I remember reading a huge, 2-tome biography of his by some english guy, really good stuff.

Pic related, all three of them were writers and took it up the butt.

> I mean he had no top literary education

creative writing courses are a meme.

english literature departments are like care-homes for a dying cultural endeavour

Who wrote the biography? I want to read it.

pic related. The first edition was one single volume, but I got the second, expanded edition, which was two volumes. Really good stuff, hope you can find it.

I also read this one here, not a biography but something like that, by Proust's last maid, the one who lived with him locked up in the corked room and stuff, and one of the models for the Francesca character. Pretty good as well.

amazon.com/Monsieur-Proust-Review-Books-Classics/dp/1590170598/ref=sr_1_4?ie=UTF8&qid=1469048776&sr=8-4&keywords=marcel proust biography

>but I got the second, expanded edition, which was two volumes.

Let me correct myself:
>This classic biography was originally published in two volumes in 1959 and 1965 respectively. It has now been revised and updated into a single-volume edition.

He's a white male.

but what would happen to all that unused semen?

By the way, allow me to re-share this gem with you guys. I've read Proust on my own, but reading this guide afterwards made me appreciate the whole book so much more. Worth a read, for sure.

>Proust's Way: A Field Guide to In Search of Lost Time by Roger Shattuck

For any reader who has been humbled by the language, the density, or the sheer weight of Marcel Proust's In Search of Lost Time, Roger Shattuck is a godsend. Winner of the National Book Award for Marcel Proust, a sweeping examination of Proust's life and works, Shattuck now offers a useful and eminently readable guidebook to Proust's epic masterpiece, and a contemplation of memory and consciousness throughout great literature. Here, Shattuck laments Proust's defenselessness against zealous editors, praises some translations, and presents Proust as a novelist whose philosophical gifts were matched only by his irrepressible comic sense. Proust's Way, the culmination of a lifetime of scholarship, will serve as the next generation's guide to one of the world's finest writers of fiction.

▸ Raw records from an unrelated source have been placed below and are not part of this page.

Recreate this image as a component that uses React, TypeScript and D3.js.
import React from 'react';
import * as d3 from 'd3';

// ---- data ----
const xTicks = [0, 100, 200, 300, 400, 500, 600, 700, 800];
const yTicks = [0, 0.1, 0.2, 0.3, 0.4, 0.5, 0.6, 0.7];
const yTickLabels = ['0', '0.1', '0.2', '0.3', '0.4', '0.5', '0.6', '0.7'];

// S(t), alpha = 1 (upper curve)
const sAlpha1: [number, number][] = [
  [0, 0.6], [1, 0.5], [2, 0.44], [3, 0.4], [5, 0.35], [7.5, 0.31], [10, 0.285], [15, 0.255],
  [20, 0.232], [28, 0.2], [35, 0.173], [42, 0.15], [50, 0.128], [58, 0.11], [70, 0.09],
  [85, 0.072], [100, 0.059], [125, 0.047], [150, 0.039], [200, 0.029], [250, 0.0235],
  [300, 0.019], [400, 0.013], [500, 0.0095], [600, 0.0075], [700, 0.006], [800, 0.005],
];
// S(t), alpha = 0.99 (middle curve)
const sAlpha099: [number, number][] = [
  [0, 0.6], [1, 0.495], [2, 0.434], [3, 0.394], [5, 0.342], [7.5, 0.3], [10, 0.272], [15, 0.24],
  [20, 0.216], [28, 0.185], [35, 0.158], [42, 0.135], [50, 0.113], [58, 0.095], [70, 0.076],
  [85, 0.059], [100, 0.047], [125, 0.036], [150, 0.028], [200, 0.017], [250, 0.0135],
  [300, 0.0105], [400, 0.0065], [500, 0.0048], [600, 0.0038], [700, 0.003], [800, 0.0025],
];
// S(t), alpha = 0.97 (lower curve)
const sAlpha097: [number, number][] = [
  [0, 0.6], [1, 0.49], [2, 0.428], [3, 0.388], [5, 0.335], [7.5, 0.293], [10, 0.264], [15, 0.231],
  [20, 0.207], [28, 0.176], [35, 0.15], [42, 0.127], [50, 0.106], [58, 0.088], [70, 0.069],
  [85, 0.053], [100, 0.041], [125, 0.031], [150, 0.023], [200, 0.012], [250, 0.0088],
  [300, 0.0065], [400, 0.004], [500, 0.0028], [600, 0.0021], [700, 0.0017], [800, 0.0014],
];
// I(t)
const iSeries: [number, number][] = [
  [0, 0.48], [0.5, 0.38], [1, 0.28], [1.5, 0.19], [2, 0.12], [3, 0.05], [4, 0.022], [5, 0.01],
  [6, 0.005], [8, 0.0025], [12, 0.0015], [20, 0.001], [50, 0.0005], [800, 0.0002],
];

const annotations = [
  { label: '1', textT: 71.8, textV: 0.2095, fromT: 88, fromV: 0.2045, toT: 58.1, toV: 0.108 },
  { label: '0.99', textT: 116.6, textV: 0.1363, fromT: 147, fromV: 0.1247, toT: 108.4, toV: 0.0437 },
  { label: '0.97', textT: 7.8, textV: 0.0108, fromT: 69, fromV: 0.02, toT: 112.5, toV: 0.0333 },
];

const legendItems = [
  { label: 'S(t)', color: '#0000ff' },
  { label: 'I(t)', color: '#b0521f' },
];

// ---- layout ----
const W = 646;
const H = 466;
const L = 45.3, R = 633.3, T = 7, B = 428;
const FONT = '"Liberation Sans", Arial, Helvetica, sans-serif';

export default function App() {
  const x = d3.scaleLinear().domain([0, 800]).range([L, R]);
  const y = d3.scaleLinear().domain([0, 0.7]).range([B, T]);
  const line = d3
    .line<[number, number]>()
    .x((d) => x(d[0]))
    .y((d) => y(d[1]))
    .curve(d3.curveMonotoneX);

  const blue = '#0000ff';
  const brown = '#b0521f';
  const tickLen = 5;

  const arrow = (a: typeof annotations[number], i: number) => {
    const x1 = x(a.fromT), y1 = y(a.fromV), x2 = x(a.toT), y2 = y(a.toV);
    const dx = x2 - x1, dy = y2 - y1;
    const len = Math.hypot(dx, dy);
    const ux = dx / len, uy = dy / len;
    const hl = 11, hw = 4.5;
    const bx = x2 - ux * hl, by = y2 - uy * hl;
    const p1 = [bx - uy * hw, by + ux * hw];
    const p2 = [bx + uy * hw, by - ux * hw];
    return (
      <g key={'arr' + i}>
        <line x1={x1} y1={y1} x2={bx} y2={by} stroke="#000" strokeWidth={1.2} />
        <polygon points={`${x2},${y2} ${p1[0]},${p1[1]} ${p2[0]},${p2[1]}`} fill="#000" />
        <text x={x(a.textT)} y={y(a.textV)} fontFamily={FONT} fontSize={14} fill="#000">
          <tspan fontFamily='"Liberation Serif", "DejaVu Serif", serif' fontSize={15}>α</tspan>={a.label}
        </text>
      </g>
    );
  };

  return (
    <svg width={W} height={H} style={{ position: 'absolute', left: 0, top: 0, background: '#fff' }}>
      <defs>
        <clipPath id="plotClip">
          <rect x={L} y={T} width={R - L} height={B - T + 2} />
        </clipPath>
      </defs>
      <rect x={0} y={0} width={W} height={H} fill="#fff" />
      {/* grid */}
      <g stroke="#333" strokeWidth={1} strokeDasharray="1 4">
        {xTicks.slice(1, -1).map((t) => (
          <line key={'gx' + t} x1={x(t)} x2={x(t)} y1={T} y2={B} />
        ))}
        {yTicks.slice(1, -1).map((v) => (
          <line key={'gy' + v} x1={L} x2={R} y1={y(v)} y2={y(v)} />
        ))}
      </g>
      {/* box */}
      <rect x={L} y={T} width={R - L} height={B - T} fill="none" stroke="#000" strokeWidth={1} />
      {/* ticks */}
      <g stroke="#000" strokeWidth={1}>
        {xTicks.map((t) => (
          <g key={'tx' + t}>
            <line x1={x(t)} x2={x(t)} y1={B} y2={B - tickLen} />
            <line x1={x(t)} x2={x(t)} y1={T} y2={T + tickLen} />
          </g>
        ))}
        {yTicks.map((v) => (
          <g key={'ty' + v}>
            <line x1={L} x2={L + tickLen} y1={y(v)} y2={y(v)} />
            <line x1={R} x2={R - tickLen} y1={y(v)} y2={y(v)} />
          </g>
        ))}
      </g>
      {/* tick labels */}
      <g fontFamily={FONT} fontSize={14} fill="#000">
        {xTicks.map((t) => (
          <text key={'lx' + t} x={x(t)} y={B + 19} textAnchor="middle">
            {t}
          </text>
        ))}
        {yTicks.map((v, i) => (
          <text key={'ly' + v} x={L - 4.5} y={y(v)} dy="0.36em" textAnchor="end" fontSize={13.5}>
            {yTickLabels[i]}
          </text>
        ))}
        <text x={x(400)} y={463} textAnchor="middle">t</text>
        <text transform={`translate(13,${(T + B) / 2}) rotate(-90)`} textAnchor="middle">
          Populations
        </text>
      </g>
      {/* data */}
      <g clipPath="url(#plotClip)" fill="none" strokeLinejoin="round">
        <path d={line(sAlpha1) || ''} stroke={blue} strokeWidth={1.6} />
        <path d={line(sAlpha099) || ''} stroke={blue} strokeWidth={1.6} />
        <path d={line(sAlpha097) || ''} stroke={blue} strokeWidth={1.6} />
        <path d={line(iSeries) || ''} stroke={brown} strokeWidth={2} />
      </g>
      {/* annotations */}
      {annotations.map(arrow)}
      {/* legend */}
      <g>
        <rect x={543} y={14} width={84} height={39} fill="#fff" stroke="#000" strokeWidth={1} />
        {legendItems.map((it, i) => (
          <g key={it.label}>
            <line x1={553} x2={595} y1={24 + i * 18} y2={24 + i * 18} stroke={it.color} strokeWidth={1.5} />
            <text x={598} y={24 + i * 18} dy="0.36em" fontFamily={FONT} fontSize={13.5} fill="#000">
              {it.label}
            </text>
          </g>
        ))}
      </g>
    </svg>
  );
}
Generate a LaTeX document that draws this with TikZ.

Proust's Way - Roger Shattuck.epub
>u.pomf.is/umejus.epub

im looking to read ISOLT relatively soon, is it a difficult undertaking? how should i go about it, any different method than for a regular book

To become a great artist one must have great skill.
To become famous one must have a lottery ticket

treat it like 10 books in a series and you should be ok

>Pic related, all three of them were writers and took it up the butt.

lol

The post shows that you really know your stuff, but to end with that punch line...it was glorious.

Do you happen to recall which particular translation does this biographer praise?

Because he started with the fucking greeks

Because he started with David Foster Wallace

This

I read the first book six months ago. Haven't touched the second book since.

trips

...

No, it is not difficult. It's not cryptic whatsoever but pretty straightforward expressing its themes, developing characters, etc. In order to enjoy it more you just need a bit of knowledge about French literature and arts overall, which most educated people already have, so don't worry too much. ISOLT it's actually pretty enjoyable and re-readable.
Plebs usually complain about it being too long, boring, too many descriptions, not being A Song of Ice and Fire, and the usual stuff people who are not very well read use to dismiss these kind of books.

Robert Greene did a good small biography on Proust on his book "Mastery" which resumes your question op.


And in short he was reading and learning for DECADES before writting his book.


Drive, focus and time, a lot of time that's it, it's what allowed him to write one of the best novels ever written.

I love Carmel Stupor

>and learning for DECADES before writting his book.

This, but also, he actually was writing the book for decades. In fact, his first two novels, Jean Santeuil and Contre Saint-Beuve, can be argued to be simply two failed attempts at writing ISOLT, which led him to the third and succesful attempt. People tend to forget this, maybe because the greatness of ISOLT overshadows the mediocrity of the previous two novels.

And even still, I would argue, ISOLT really is far from perfect. I believe sometimes it does get too wordy and repetitive, and some of the dinner and party scenes go on for waaaaay to long, but the book hits so many highs that the lows are overlooked.

Just an example, on the last book, Time Regained, last third of the book, as he's entering the last of the Guermantes parties, after having been made to wait in the library. He meets all of the characters from the book one last time, and he goes into detail about how much each one of them has changed, what a hard time he's having recognizing them, etc (he hasn't seen any of them in about 10 or 20 years). Proust finds a unique metaphor to describe, for each character, how their youthful self has been hidden, replaced or displaced by their old self. Great writing, but so tedious and repetitive at the same time. I think Proust could have benefited from some editing, just a bit though. Am I alone on this?